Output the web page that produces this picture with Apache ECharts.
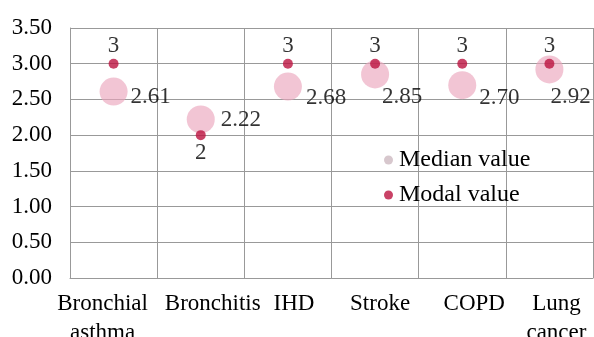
<!DOCTYPE html>
<html><head><meta charset="utf-8">
<script src="https://cdn.jsdelivr.net/npm/echarts@6/dist/echarts.min.js"></script>
<style>html,body{margin:0;padding:0;background:#fff}#c{width:594px;height:337px}</style>
</head><body><div id="c"></div>
<script>
var categories = ['Bronchial\nasthma', 'Bronchitis', 'IHD', 'Stroke', 'COPD', 'Lung\ncancer'];
var medianValues = [2.61, 2.22, 2.68, 2.85, 2.70, 2.92];
var modalValues = [3, 2, 3, 3, 3, 3];
var yTicks = [0, 0.5, 1, 1.5, 2, 2.5, 3, 3.5];

// label placement tweaks (style only)
var medianLabelOffsets = [[-2, 5], [1, 1], [-1, 11], [-12, 23], [-2, 13], [-18, 28]];
var categoryLabelShift = [-11, 12, 6, 5, 12, 7];

var font = 'Liberation Serif, Times New Roman, serif';
var txt = '#000';
var chart = echarts.init(document.getElementById('c'), null, {renderer: 'canvas'});

var rich = {};
categoryLabelShift.forEach(function (s, i) {
  rich['c' + i] = {
    fontFamily: font, fontSize: 23, color: txt, lineHeight: 29,
    padding: s < 0 ? [0, -2 * s, 0, 0] : [0, 0, 0, 2 * s]
  };
});

chart.setOption({
  animation: false,
  textStyle: {fontFamily: font},
  grid: {left: 70, right: 1, top: 28, bottom: 59, containLabel: false, outerBoundsMode: 'none'},
  legend: {
    orient: 'vertical', left: 379, top: 143, itemGap: 11,
    itemWidth: 9, itemHeight: 9,
    textStyle: {fontFamily: font, fontSize: 24, color: txt, lineHeight: 24, padding: [0, 0, 0, 1]},
    data: [
      {name: 'Median value', icon: 'circle', itemStyle: {color: '#cdb9c1'}},
      {name: 'Modal value', icon: 'circle', itemStyle: {color: '#bb1340'}}
    ]
  },
  xAxis: {
    type: 'category', data: categories, boundaryGap: true,
    axisLine: {show: true, lineStyle: {color: '#999', width: 1}},
    axisTick: {show: false},
    axisLabel: {
      margin: 11, interval: 0,
      formatter: function (v, i) {
        return v.split('\n').map(function (line) { return '{c' + i + '|' + line + '}'; }).join('\n');
      },
      rich: rich
    },
    splitLine: {show: true, interval: 0, lineStyle: {color: '#999', width: 1}}
  },
  yAxis: {
    type: 'value', min: yTicks[0], max: yTicks[yTicks.length - 1], interval: 0.5,
    axisLine: {show: true, lineStyle: {color: '#999'}},
    axisTick: {show: false},
    axisLabel: {fontFamily: font, fontSize: 23, color: txt, margin: 18,
      formatter: function (v) { return v.toFixed(2); }},
    splitLine: {show: true, lineStyle: {color: '#999', width: 1}}
  },
  series: [
    {
      name: 'Median value', type: 'scatter', symbolSize: 28,
      itemStyle: {color: 'rgba(235,165,188,0.8)'},
      data: medianValues.map(function (v, i) {
        return {value: v, label: {offset: medianLabelOffsets[i]}};
      }),
      label: {show: true, position: 'right', distance: 5, fontFamily: font, fontSize: 23, color: txt, lineHeight: 23,
        formatter: function (p) { return p.value.toFixed(2); }},
      z: 2
    },
    {
      name: 'Modal value', type: 'scatter', symbolSize: 10,
      itemStyle: {color: '#bb1340'},
      data: modalValues.map(function (v, i) {
        return {value: v, label: i === 1 ? {position: 'bottom', distance: 1} : {position: 'top', distance: 1}};
      }),
      label: {show: true, fontFamily: font, fontSize: 23, color: txt, lineHeight: 23,
        formatter: function (p) { return String(p.value); }},
      z: 3
    }
  ]
});
</script></body></html>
# # # # # # #
Exercise objective:
What is needed is an exact reproduction of the data, pictures excluded.

The reply:
Output the web page that produces this picture with Apache ECharts.
<!DOCTYPE html>
<html><head><meta charset="utf-8">
<script src="https://cdn.jsdelivr.net/npm/echarts@6/dist/echarts.min.js"></script>
<style>html,body{margin:0;padding:0;background:#fff}#c{width:594px;height:337px}</style>
</head><body><div id="c"></div>
<script>
var categories = ['Bronchial\nasthma', 'Bronchitis', 'IHD', 'Stroke', 'COPD', 'Lung\ncancer'];
var medianValues = [2.61, 2.22, 2.68, 2.85, 2.70, 2.92];
var modalValues = [3, 2, 3, 3, 3, 3];
var yTicks = [0, 0.5, 1, 1.5, 2, 2.5, 3, 3.5];

// label placement tweaks (style only)
var medianLabelOffsets = [[-2, 5], [1, 1], [-1, 11], [-12, 23], [-2, 13], [-18, 28]];
var categoryLabelShift = [-11, 12, 6, 5, 12, 7];

var font = 'Liberation Serif, Times New Roman, serif';
var txt = '#000';
var chart = echarts.init(document.getElementById('c'), null, {renderer: 'canvas'});

var rich = {};
categoryLabelShift.forEach(function (s, i) {
  rich['c' + i] = {
    fontFamily: font, fontSize: 23, color: txt, lineHeight: 29,
    padding: s < 0 ? [0, -2 * s, 0, 0] : [0, 0, 0, 2 * s]
  };
});

chart.setOption({
  animation: false,
  textStyle: {fontFamily: font},
  grid: {left: 70, right: 1, top: 28, bottom: 59, containLabel: false, outerBoundsMode: 'none'},
  legend: {
    orient: 'vertical', left: 379, top: 143, itemGap: 11,
    itemWidth: 9, itemHeight: 9,
    textStyle: {fontFamily: font, fontSize: 24, color: txt, lineHeight: 24, padding: [0, 0, 0, 1]},
    data: [
      {name: 'Median value', icon: 'circle', itemStyle: {color: '#cdb9c1'}},
      {name: 'Modal value', icon: 'circle', itemStyle: {color: '#bb1340'}}
    ]
  },
  xAxis: {
    type: 'category', data: categories, boundaryGap: true,
    axisLine: {show: true, lineStyle: {color: '#999', width: 1}},
    axisTick: {show: false},
    axisLabel: {
      margin: 11, interval: 0,
      formatter: function (v, i) {
        return v.split('\n').map(function (line) { return '{c' + i + '|' + line + '}'; }).join('\n');
      },
      rich: rich
    },
    splitLine: {show: true, interval: 0, lineStyle: {color: '#999', width: 1}}
  },
  yAxis: {
    type: 'value', min: yTicks[0], max: yTicks[yTicks.length - 1], interval: 0.5,
    axisLine: {show: true, lineStyle: {color: '#999'}},
    axisTick: {show: false},
    axisLabel: {fontFamily: font, fontSize: 23, color: txt, margin: 18,
      formatter: function (v) { return v.toFixed(2); }},
    splitLine: {show: true, lineStyle: {color: '#999', width: 1}}
  },
  series: [
    {
      name: 'Median value', type: 'scatter', symbolSize: 28,
      itemStyle: {color: 'rgba(235,165,188,0.8)'},
      data: medianValues.map(function (v, i) {
        return {value: v, label: {offset: medianLabelOffsets[i]}};
      }),
      label: {show: true, position: 'right', distance: 5, fontFamily: font, fontSize: 23, color: txt, lineHeight: 23,
        formatter: function (p) { return p.value.toFixed(2); }},
      z: 2
    },
    {
      name: 'Modal value', type: 'scatter', symbolSize: 10,
      itemStyle: {color: '#bb1340'},
      data: modalValues.map(function (v, i) {
        return {value: v, label: i === 1 ? {position: 'bottom', distance: 1} : {position: 'top', distance: 1}};
      }),
      label: {show: true, fontFamily: font, fontSize: 23, color: txt, lineHeight: 23,
        formatter: function (p) { return String(p.value); }},
      z: 3
    }
  ]
});
</script></body></html>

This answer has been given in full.